On the Summary screen in iTunes, I see the music taking up space but when I look on the iPhone, it shows no music content (apps & video are there).

If I try the "manually manage music & videos" option, I can drag 2 songs to the iPhone but when I try to do a third, I get the same 13001 error.

There's obviously something that happens at the end of the iTunes music sync that (for lack of a better description) writes the file/music directory. That's where it fails.

I've searched for solutions for a couple of days. I can't seem to find anything.

Please help!!!???


----------



## edmartin123 (Jul 20, 2009)

Solved!

I thought I would post this for others' benefit - it was a weird one.

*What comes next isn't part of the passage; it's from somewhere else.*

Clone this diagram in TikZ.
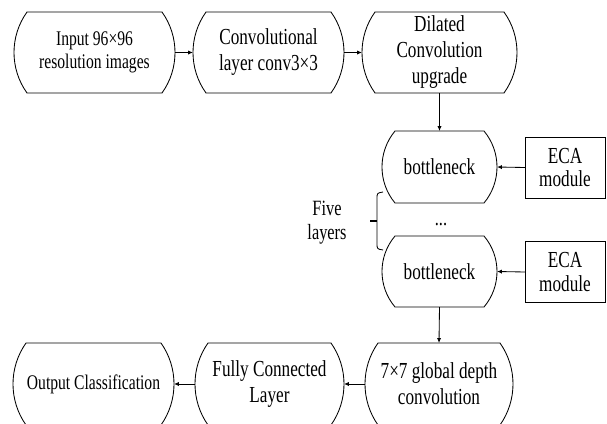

Even though I was able to copy the entire music library to another Mac and sync it to the same iPhone with no problem, the more I kept experimenting on the machine with the problem, the more I narrowed it down that it looked like an incompatibility (or corruption) with a file or files. So, I added columns to display the Bit Rate and Sample Rate. Then, by sorting those columns and syncing combinations until it broke, I worked my way through looking for an offender.

It ended up being Sample Rate. For whatever reason, any music file with a Sample Rate over 44.1 kHz (so 48 kHz) would cause the 13001 error (thanks for being so descriptive, by the way, Apple!). So, I just converted the few songs that my daughter had that were 48 kHz down to 44.1 kHz and no more 13001 error syncing music!

I hope this info can help someone some day. It drove me nuts!


----------